- TASK DESCRIPTION -
Repeat each line exactly, leaving nothing out.

- DATASET SECTION -
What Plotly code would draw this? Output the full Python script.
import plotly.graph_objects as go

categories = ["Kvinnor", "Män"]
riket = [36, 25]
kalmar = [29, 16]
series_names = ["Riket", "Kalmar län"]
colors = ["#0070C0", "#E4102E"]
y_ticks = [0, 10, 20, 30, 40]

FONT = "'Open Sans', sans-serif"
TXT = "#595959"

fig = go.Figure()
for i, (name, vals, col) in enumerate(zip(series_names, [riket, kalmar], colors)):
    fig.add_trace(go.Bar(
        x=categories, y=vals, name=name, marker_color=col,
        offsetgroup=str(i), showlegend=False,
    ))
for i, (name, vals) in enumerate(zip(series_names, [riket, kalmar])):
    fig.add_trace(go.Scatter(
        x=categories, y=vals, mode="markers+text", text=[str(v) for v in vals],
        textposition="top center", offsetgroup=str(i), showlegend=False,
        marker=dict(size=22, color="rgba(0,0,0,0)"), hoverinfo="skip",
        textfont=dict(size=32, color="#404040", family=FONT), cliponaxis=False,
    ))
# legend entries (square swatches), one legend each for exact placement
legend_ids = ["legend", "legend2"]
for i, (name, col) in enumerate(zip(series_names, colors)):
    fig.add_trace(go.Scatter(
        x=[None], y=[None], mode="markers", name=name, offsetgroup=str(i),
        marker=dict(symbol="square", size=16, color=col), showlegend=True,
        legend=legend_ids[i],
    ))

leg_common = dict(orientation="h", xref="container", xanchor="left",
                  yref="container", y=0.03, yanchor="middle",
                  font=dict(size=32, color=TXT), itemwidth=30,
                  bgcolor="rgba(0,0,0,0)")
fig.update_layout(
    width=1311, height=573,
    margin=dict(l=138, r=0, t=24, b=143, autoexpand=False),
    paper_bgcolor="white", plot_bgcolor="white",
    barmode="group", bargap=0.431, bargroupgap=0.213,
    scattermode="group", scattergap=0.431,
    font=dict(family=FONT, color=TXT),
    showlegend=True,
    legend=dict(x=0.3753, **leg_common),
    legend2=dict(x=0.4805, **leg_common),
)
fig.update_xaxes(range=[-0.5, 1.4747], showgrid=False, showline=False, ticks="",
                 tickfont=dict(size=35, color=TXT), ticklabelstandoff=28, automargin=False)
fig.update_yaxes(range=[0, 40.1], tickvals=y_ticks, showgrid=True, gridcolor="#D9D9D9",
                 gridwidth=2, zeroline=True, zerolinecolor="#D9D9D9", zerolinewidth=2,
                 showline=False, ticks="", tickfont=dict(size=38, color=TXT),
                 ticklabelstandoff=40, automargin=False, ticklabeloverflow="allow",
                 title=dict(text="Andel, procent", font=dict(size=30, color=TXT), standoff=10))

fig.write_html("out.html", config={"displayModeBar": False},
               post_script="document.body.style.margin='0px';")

- CORRECT OUTPUT -
What Plotly code would draw this? Output the full Python script.
import plotly.graph_objects as go

categories = ["Kvinnor", "Män"]
riket = [36, 25]
kalmar = [29, 16]
series_names = ["Riket", "Kalmar län"]
colors = ["#0070C0", "#E4102E"]
y_ticks = [0, 10, 20, 30, 40]

FONT = "'Open Sans', sans-serif"
TXT = "#595959"

fig = go.Figure()
for i, (name, vals, col) in enumerate(zip(series_names, [riket, kalmar], colors)):
    fig.add_trace(go.Bar(
        x=categories, y=vals, name=name, marker_color=col,
        offsetgroup=str(i), showlegend=False,
    ))
for i, (name, vals) in enumerate(zip(series_names, [riket, kalmar])):
    fig.add_trace(go.Scatter(
        x=categories, y=vals, mode="markers+text", text=[str(v) for v in vals],
        textposition="top center", offsetgroup=str(i), showlegend=False,
        marker=dict(size=22, color="rgba(0,0,0,0)"), hoverinfo="skip",
        textfont=dict(size=32, color="#404040", family=FONT), cliponaxis=False,
    ))
# legend entries (square swatches), one legend each for exact placement
legend_ids = ["legend", "legend2"]
for i, (name, col) in enumerate(zip(series_names, colors)):
    fig.add_trace(go.Scatter(
        x=[None], y=[None], mode="markers", name=name, offsetgroup=str(i),
        marker=dict(symbol="square", size=16, color=col), showlegend=True,
        legend=legend_ids[i],
    ))

leg_common = dict(orientation="h", xref="container", xanchor="left",
                  yref="container", y=0.03, yanchor="middle",
                  font=dict(size=32, color=TXT), itemwidth=30,
                  bgcolor="rgba(0,0,0,0)")
fig.update_layout(
    width=1311, height=573,
    margin=dict(l=138, r=0, t=24, b=143, autoexpand=False),
    paper_bgcolor="white", plot_bgcolor="white",
    barmode="group", bargap=0.431, bargroupgap=0.213,
    scattermode="group", scattergap=0.431,
    font=dict(family=FONT, color=TXT),
    showlegend=True,
    legend=dict(x=0.3753, **leg_common),
    legend2=dict(x=0.4805, **leg_common),
)
fig.update_xaxes(range=[-0.5, 1.4747], showgrid=False, showline=False, ticks="",
                 tickfont=dict(size=35, color=TXT), ticklabelstandoff=28, automargin=False)
fig.update_yaxes(range=[0, 40.1], tickvals=y_ticks, showgrid=True, gridcolor="#D9D9D9",
                 gridwidth=2, zeroline=True, zerolinecolor="#D9D9D9", zerolinewidth=2,
                 showline=False, ticks="", tickfont=dict(size=38, color=TXT),
                 ticklabelstandoff=40, automargin=False, ticklabeloverflow="allow",
                 title=dict(text="Andel, procent", font=dict(size=30, color=TXT), standoff=10))

fig.write_html("out.html", config={"displayModeBar": False},
               post_script="document.body.style.margin='0px';")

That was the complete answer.